I benchmarked it honestly before deciding. Gemma 3 4B (quantized) on the Pi ran at ~4.5 tokens/second with an ~8.8-second cold load - fine for an overnight batch, painfully slow for anything interactive, where a single multi-step agent turn would run into minutes. Small models are also unreliable at the tool-calling that an agent loop depends on. Meanwhile the only genuinely model-heavy task in the whole system - the bilingual, per-person synthesis - is exactly the one where quality is non-negotiable, so it seemingly has to be cloud regardless.
The uncomfortable and frankly boring insight that fell out of the benchmark: most of Berry isn't an LLM job at all. Fetching, deduplicating, formatting, and delivering are deterministic code. The "free because it's local" savings I'd imagined mostly came from realizing those steps never needed a model in the first place. So the architecture became: scripts for the mechanical 80%, one constrained Sonnet call for the judgment, and the local model on the bench - not because local is useless, but because in this system its only honest home is non-time-critical batch work (like grading the eval, a planned next step), not the critical path. Documenting that decision, with the number that drove it, was as much the point of the project as the briefs themselves.
(One adjacent decision worth noting: I run synthesis through my own metered API key, not a consumer subscription. Anthropic's consumer terms prohibit automated, programmatic access through Pro/Max accounts - the sanctioned path for an always-on agent is the API. It's also the only path that gives me a clean per-night cost number and a hard spend cap.)
The entire user base is two people in one apartment, which is exactly why it's a good test.
Me - the over-informed builder. A senior Product Manager who lives in the AI tooling and needs actionable knowledge, not headlines: what a release means for the products and roles I think about, digested fast enough that I'm not the last to know (as I feel I often am). Low tolerance for fluff, high tolerance for density.
Miyuki - the early-career navigator. Eight months into software development, reading the same "AI is going to replace engineers" headlines I do but with real career stakes underneath them. Her brief has a deliberate editorial stance baked into her profile: clear-eyed about where the industry is heading, but framed around concrete skills and opportunities - never doom. That framing is a product decision, not sugar-coating: she asked for the honest picture, and the honest picture is more useful when it's actionable.
Berry is days old, so the honest "result" isn't a usage chart — it's a working system, its economics, and a set of decisions and findings I can defend.
The most interesting result, though, is a negative one I didn't expect, and it's the best thing the project taught me - see the first learning below.
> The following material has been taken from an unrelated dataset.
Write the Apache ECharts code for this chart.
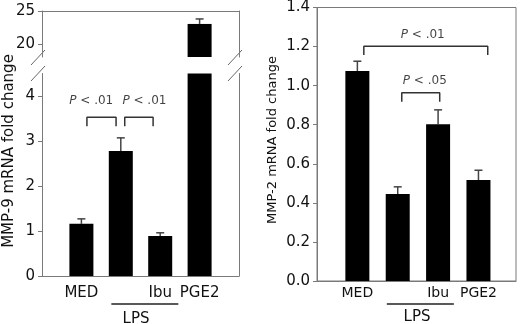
<!DOCTYPE html>
<html>
<head>
<meta charset="utf-8">
<script src="https://cdn.jsdelivr.net/npm/echarts@6/dist/echarts.min.js"></script>
<style>
  html, body { margin: 0; padding: 0; background: #fff; }
  #chart { width: 520px; height: 324px; }
</style>
</head>
<body>
<div id="chart"></div>
<script>
// bar positions on the x value axis (MED, LPS, LPS+Ibu, PGE2)
var xPos = [1, 2, 3, 4]
var labelPos = [1, 3, 4]
var labelText = ['MED', 'Ibu', 'PGE2']
var lpsSpanLeft = [1.76, 3.46]
var lpsSpanRight = [1.73, 3.39]

// MMP-9 (left, broken axis)
var mmp9 = [1.16, 2.78, 0.89, 23.03]
var mmp9Err = [1.27, 3.07, 0.96, 23.79]
var mmp9LowTicks = [0, 1, 2, 3, 4]
var mmp9HighTicks = [20, 25]

// MMP-2 (right)
var mmp2 = [1.075, 0.445, 0.803, 0.517]
var mmp2Err = [1.125, 0.482, 0.876, 0.567]

// significance brackets: [x1, x2, top, leg bottom]
var bracketsLeft = [[1.14, 1.88, 3.53, 3.33], [2.1, 2.82, 3.53, 3.33]]
var bracketsRight = [[1.16, 4.23, 1.202, 1.157], [2.1, 3.04, 0.964, 0.918]]
// p-value texts: [x, y, text]
var pTextLeft = [[1.25, 3.89, '< .01'], [2.6, 3.89, '< .01']]
var pTextRight = [[2.62, 1.258, '< .01'], [2.67, 1.025, '< .05']]

var FONT = 'DejaVu Sans'
var AXIS = '#7a7a7a'
var chart = echarts.init(document.getElementById('chart'))

function bars (vals) {
  return vals.map(function (v, i) { return [xPos[i], v] })
}
function errs (vals, err, keep) {
  var out = []
  vals.forEach(function (v, i) {
    if (keep(v, err[i])) out.push([xPos[i], v, err[i]])
  })
  return out
}
function errorItem (params, api) {
  var x = api.value(0)
  var p1 = api.coord([x, api.value(1)])
  var p2 = api.coord([x, api.value(2)])
  var st = { stroke: '#444', lineWidth: 1.5 }
  return {
    type: 'group',
    children: [
      { type: 'line', shape: { x1: p1[0], y1: p1[1], x2: p2[0], y2: p2[1] }, style: st },
      { type: 'line', shape: { x1: p2[0] - 4, y1: p2[1], x2: p2[0] + 4, y2: p2[1] }, style: st }
    ]
  }
}
function bracketSeries (list, xi, yi) {
  return list.map(function (b) {
    return {
      type: 'line',
      xAxisIndex: xi,
      yAxisIndex: yi,
      symbol: 'none',
      silent: true,
      lineStyle: { color: '#333', width: 1.5 },
      data: [[b[0], b[3]], [b[0], b[2]], [b[1], b[2]], [b[1], b[3]]]
    }
  })
}
function textSeries (list, xi, yi) {
  return {
    type: 'scatter',
    xAxisIndex: xi,
    yAxisIndex: yi,
    symbolSize: 0,
    silent: true,
    data: list.map(function (t) { return { value: [t[0], t[1]], txt: t[2] } }),
    label: {
      show: true,
      position: 'inside',
      color: '#111',
      fontFamily: FONT,
      fontSize: 12,
      formatter: function (p) { return '{p|P} ' + p.data.txt },
      rich: { p: { fontStyle: 'italic', fontFamily: FONT, fontSize: 12, color: '#111' } }
    }
  }
}

var hiddenX = function (grid, max, pos, showLine) {
  return {
    type: 'value', gridIndex: grid, min: 0, max: max, position: pos,
    axisLine: { show: showLine, lineStyle: { color: AXIS } },
    axisTick: { show: false }, axisLabel: { show: false }, splitLine: { show: false }
  }
}
var labelX = function (grid, max, margin, size) {
  return {
    type: 'value', gridIndex: grid, min: 0, max: max,
    axisLine: { show: true, lineStyle: { color: AXIS } },
    axisTick: { show: false },
    splitLine: { show: false },
    axisLabel: {
      customValues: labelPos,
      margin: margin,
      color: '#111', fontFamily: FONT, fontSize: size,
      formatter: function (v) { return labelText[labelPos.indexOf(v)] || '' }
    }
  }
}
var borderY = function (grid, min, max) {
  return {
    type: 'value', gridIndex: grid, min: min, max: max, position: 'right',
    axisLine: { show: true, lineStyle: { color: AXIS } },
    axisTick: { show: false }, axisLabel: { show: false }, splitLine: { show: false }
  }
}
var tickFont = { color: '#111', fontFamily: FONT, fontSize: 15, margin: 7 }

var option = {
  animation: false,
  grid: [
    { left: 42, right: 281, top: 11, bottom: 267 },
    { left: 42, right: 281, top: 73.5, bottom: 48 },
    { left: 317, right: 4, top: 5, bottom: 43, show: true, borderColor: AXIS, borderWidth: 1 }
  ],
  xAxis: [
    hiddenX(0, 5, 'top', true),
    labelX(1, 5, 10, 15),
    labelX(2, 4.93, 5, 14)
  ],
  yAxis: [
    {
      type: 'value', gridIndex: 0, min: 18, max: 25,
      axisLine: { show: true, lineStyle: { color: AXIS } },
      axisTick: { show: true, length: 4, customValues: mmp9HighTicks, lineStyle: { color: AXIS } },
      axisLabel: Object.assign({ customValues: mmp9HighTicks }, tickFont),
      splitLine: { show: false }
    },
    borderY(0, 18, 25),
    {
      type: 'value', gridIndex: 1, min: 0, max: 4.5,
      axisLine: { show: true, lineStyle: { color: AXIS } },
      axisTick: { show: true, length: 4, customValues: mmp9LowTicks, lineStyle: { color: AXIS } },
      axisLabel: Object.assign({ customValues: mmp9LowTicks }, tickFont),
      splitLine: { show: false }
    },
    borderY(1, 0, 4.5),
    {
      type: 'value', gridIndex: 2, min: 0, max: 1.4, interval: 0.2,
      axisLine: { show: true, lineStyle: { color: AXIS } },
      axisTick: { show: true, length: 4, lineStyle: { color: AXIS } },
      axisLabel: Object.assign({ formatter: function (v) { return v.toFixed(1) } }, tickFont),
      splitLine: { show: false }
    }
  ],
  series: [
    { type: 'bar', xAxisIndex: 0, yAxisIndex: 0, barWidth: 24, itemStyle: { color: '#000' }, clip: true, data: bars(mmp9) },
    { type: 'bar', xAxisIndex: 1, yAxisIndex: 2, barWidth: 24, itemStyle: { color: '#000' }, clip: true, data: bars(mmp9) },
    { type: 'bar', xAxisIndex: 2, yAxisIndex: 4, barWidth: 24, itemStyle: { color: '#000' }, data: bars(mmp2) },
    { type: 'custom', xAxisIndex: 0, yAxisIndex: 0, renderItem: errorItem, data: errs(mmp9, mmp9Err, function (v) { return v > 18 }) },
    { type: 'custom', xAxisIndex: 1, yAxisIndex: 2, renderItem: errorItem, data: errs(mmp9, mmp9Err, function (v, e) { return e <= 4.5 }) },
    { type: 'custom', xAxisIndex: 2, yAxisIndex: 4, renderItem: errorItem, data: errs(mmp2, mmp2Err, function () { return true }) }
  ]
    .concat(bracketSeries(bracketsLeft, 1, 2))
    .concat(bracketSeries(bracketsRight, 2, 4))
    .concat([textSeries(pTextLeft, 1, 2), textSeries(pTextRight, 2, 4)])
}
chart.setOption(option)

// annotations below the axes and axis break marks
function px (xi, yi, pt) {
  return chart.convertToPixel({ xAxisIndex: xi, yAxisIndex: yi }, pt)
}
var g = []
function lpsMark (xi, yi, span, lineY, textY, textX) {
  var a = px(xi, yi, [span[0], 0])
  var b = px(xi, yi, [span[1], 0])
  g.push({ type: 'line', shape: { x1: a[0], y1: lineY, x2: b[0], y2: lineY }, style: { stroke: '#222', lineWidth: 1.4 } })
  g.push({ type: 'text', x: textX, y: textY, style: { text: 'LPS', fill: '#111', font: '15px ' + FONT, align: 'center', verticalAlign: 'middle' } })
}
lpsMark(1, 2, lpsSpanLeft, 304, 319, 136)
lpsMark(2, 4, lpsSpanRight, 304, 317, 417)

// break slashes on the left panel
var top0 = px(0, 0, [0, 18])[1]
var bot1 = px(1, 2, [0, 4.5])[1]
var xl = px(1, 2, [0, 0])[0]
var xr = px(1, 2, [5, 0])[0]
;[xl, xr].forEach(function (x) {
  g.push({ type: 'rect', shape: { x: x - 2, y: top0 - 7, width: 4, height: bot1 - top0 + 11 }, style: { fill: '#fff' } })
  ;[0, 16].forEach(function (d) {
    g.push({ type: 'line', shape: { x1: x - 11, y1: 65 + d, x2: x + 3, y2: 50 + d }, style: { stroke: '#666', lineWidth: 1 } })
  })
})

// axis titles
g.push({ type: 'text', x: 9, y: 151, rotation: Math.PI / 2, style: { text: 'MMP-9 mRNA fold change', fill: '#111', font: '15px ' + FONT, align: 'center', verticalAlign: 'middle' } })
g.push({ type: 'text', x: 273, y: 140, rotation: Math.PI / 2, style: { text: 'MMP-2 mRNA fold change', fill: '#111', font: '13px ' + FONT, align: 'center', verticalAlign: 'middle' } })

chart.setOption({ graphic: g })
</script>
</body>
</html>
What's next is the same instinct that drove the project: close the loop. Run the local-vs-cloud experiment for real by having the Pi's Gemma model grade source-accuracy head-to-head against cloud Haiku (agreement, latency, cost - actual numbers behind the routing decision); widen and tune the source list against a week of relevance data; and revisit the in-the-moment feedback UX now that I know its constraints.